→ WHAT THE TASK REQUIRES:
The lines beneath this instruction, from the first through the one containing "const AX = '#444';", must be transcribed exactly; no other line belongs in the output.

→ DATA BLOCK:
........

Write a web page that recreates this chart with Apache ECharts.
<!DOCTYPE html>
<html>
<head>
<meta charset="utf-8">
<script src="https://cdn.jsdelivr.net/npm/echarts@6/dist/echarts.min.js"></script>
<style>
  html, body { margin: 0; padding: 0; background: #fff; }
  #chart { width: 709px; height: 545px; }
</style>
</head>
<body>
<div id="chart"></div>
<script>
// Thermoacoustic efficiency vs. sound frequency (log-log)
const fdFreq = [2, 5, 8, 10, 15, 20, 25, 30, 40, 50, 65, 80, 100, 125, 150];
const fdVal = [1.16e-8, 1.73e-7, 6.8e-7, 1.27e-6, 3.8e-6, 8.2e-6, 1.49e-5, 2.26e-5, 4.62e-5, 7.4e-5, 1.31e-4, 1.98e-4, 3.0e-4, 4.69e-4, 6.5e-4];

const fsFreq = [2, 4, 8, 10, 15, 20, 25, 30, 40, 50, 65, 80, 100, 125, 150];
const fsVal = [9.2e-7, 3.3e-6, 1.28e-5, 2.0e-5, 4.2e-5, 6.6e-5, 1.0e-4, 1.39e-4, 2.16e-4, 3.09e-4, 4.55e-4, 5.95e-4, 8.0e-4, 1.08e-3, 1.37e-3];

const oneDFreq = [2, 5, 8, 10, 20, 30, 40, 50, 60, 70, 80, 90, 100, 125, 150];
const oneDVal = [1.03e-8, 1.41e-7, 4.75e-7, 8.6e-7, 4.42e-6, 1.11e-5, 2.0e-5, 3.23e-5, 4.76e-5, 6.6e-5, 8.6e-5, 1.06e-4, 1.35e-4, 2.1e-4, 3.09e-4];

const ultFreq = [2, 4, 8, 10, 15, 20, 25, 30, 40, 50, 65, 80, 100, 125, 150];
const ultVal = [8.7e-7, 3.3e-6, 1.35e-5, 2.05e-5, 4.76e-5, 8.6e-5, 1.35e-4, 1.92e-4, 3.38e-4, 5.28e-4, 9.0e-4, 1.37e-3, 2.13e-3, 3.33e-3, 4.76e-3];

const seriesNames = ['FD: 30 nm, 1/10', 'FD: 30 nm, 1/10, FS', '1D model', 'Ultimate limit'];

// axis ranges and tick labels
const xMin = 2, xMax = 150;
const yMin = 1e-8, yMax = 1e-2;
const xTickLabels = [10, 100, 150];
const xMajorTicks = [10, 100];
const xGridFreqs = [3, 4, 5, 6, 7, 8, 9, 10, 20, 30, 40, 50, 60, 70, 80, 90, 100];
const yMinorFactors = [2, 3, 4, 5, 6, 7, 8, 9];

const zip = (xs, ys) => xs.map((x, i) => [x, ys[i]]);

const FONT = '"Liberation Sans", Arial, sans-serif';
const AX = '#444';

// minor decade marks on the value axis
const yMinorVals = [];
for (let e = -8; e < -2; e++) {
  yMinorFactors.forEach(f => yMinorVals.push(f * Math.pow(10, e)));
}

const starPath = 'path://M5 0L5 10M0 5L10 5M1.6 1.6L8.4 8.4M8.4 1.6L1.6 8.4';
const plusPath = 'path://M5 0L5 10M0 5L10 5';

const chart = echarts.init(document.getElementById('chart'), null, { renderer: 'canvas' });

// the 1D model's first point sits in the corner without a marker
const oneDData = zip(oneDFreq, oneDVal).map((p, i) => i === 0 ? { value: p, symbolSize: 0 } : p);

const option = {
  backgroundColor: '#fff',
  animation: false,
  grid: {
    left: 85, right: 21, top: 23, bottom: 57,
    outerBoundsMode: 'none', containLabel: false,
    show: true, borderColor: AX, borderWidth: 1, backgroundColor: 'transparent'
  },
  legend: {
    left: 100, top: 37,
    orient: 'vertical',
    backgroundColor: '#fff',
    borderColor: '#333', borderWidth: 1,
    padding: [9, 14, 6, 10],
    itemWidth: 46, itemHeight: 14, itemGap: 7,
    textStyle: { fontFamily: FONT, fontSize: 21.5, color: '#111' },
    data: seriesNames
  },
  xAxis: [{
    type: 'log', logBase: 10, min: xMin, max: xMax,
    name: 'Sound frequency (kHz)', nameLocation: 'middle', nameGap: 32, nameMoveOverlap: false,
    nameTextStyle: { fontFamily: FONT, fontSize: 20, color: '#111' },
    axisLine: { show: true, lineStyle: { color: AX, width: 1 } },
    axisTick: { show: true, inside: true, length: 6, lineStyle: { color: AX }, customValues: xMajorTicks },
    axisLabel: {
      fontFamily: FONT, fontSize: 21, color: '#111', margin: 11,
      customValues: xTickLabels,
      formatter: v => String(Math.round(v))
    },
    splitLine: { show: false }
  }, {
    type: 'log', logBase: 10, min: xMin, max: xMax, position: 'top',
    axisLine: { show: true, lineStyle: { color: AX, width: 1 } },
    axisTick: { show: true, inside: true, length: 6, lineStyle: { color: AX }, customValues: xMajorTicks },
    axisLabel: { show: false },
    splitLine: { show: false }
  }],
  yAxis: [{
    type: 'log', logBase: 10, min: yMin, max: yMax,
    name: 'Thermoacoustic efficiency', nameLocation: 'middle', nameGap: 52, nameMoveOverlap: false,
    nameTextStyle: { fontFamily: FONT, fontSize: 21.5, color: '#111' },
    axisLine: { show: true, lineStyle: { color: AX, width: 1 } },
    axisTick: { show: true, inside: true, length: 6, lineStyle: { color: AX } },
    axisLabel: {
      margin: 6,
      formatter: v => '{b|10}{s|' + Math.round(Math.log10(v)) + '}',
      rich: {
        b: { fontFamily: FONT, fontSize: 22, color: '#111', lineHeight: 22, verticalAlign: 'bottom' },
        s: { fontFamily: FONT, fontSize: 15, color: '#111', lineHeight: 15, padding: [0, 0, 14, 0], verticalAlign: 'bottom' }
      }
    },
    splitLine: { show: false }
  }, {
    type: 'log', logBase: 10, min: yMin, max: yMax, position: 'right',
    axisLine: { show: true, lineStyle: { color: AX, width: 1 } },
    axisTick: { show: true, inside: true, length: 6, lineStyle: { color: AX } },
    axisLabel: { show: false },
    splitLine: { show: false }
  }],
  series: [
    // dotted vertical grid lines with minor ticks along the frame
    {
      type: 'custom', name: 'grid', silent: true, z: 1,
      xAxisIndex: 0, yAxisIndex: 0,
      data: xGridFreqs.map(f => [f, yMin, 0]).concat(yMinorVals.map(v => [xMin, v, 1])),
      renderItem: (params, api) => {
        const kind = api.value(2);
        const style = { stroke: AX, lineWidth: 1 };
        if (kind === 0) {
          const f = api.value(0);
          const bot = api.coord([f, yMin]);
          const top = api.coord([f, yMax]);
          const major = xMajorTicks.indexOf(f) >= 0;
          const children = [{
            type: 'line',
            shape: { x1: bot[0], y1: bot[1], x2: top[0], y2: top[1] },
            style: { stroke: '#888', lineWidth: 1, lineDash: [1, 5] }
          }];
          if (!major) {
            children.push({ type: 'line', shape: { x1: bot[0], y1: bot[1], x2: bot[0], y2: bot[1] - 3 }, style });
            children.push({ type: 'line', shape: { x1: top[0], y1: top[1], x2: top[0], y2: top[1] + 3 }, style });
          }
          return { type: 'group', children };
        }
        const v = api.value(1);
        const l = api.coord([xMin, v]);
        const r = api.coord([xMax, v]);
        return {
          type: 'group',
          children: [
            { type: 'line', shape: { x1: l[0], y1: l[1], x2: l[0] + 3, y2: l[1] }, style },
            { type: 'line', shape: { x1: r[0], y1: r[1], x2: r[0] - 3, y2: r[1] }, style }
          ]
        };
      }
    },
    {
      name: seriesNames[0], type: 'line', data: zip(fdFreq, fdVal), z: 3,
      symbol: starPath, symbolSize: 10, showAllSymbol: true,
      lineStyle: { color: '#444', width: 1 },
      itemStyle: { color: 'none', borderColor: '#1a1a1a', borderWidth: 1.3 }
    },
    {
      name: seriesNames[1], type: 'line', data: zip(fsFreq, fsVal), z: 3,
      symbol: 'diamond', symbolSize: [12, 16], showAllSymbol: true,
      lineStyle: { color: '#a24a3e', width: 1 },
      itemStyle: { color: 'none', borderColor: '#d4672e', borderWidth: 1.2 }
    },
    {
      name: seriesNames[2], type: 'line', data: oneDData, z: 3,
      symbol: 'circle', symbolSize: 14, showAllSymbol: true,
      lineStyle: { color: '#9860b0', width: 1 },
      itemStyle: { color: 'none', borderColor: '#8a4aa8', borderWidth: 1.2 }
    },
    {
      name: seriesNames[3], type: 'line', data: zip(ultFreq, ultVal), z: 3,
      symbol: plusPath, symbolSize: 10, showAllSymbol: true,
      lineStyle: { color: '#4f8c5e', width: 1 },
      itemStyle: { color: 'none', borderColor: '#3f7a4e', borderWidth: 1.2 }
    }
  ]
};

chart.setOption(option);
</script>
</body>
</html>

........

→ TASK OUTPUT:
Write a web page that recreates this chart with Apache ECharts.
<!DOCTYPE html>
<html>
<head>
<meta charset="utf-8">
<script src="https://cdn.jsdelivr.net/npm/echarts@6/dist/echarts.min.js"></script>
<style>
  html, body { margin: 0; padding: 0; background: #fff; }
  #chart { width: 709px; height: 545px; }
</style>
</head>
<body>
<div id="chart"></div>
<script>
// Thermoacoustic efficiency vs. sound frequency (log-log)
const fdFreq = [2, 5, 8, 10, 15, 20, 25, 30, 40, 50, 65, 80, 100, 125, 150];
const fdVal = [1.16e-8, 1.73e-7, 6.8e-7, 1.27e-6, 3.8e-6, 8.2e-6, 1.49e-5, 2.26e-5, 4.62e-5, 7.4e-5, 1.31e-4, 1.98e-4, 3.0e-4, 4.69e-4, 6.5e-4];

const fsFreq = [2, 4, 8, 10, 15, 20, 25, 30, 40, 50, 65, 80, 100, 125, 150];
const fsVal = [9.2e-7, 3.3e-6, 1.28e-5, 2.0e-5, 4.2e-5, 6.6e-5, 1.0e-4, 1.39e-4, 2.16e-4, 3.09e-4, 4.55e-4, 5.95e-4, 8.0e-4, 1.08e-3, 1.37e-3];

const oneDFreq = [2, 5, 8, 10, 20, 30, 40, 50, 60, 70, 80, 90, 100, 125, 150];
const oneDVal = [1.03e-8, 1.41e-7, 4.75e-7, 8.6e-7, 4.42e-6, 1.11e-5, 2.0e-5, 3.23e-5, 4.76e-5, 6.6e-5, 8.6e-5, 1.06e-4, 1.35e-4, 2.1e-4, 3.09e-4];

const ultFreq = [2, 4, 8, 10, 15, 20, 25, 30, 40, 50, 65, 80, 100, 125, 150];
const ultVal = [8.7e-7, 3.3e-6, 1.35e-5, 2.05e-5, 4.76e-5, 8.6e-5, 1.35e-4, 1.92e-4, 3.38e-4, 5.28e-4, 9.0e-4, 1.37e-3, 2.13e-3, 3.33e-3, 4.76e-3];

const seriesNames = ['FD: 30 nm, 1/10', 'FD: 30 nm, 1/10, FS', '1D model', 'Ultimate limit'];

// axis ranges and tick labels
const xMin = 2, xMax = 150;
const yMin = 1e-8, yMax = 1e-2;
const xTickLabels = [10, 100, 150];
const xMajorTicks = [10, 100];
const xGridFreqs = [3, 4, 5, 6, 7, 8, 9, 10, 20, 30, 40, 50, 60, 70, 80, 90, 100];
const yMinorFactors = [2, 3, 4, 5, 6, 7, 8, 9];

const zip = (xs, ys) => xs.map((x, i) => [x, ys[i]]);

const FONT = '"Liberation Sans", Arial, sans-serif';
const AX = '#444';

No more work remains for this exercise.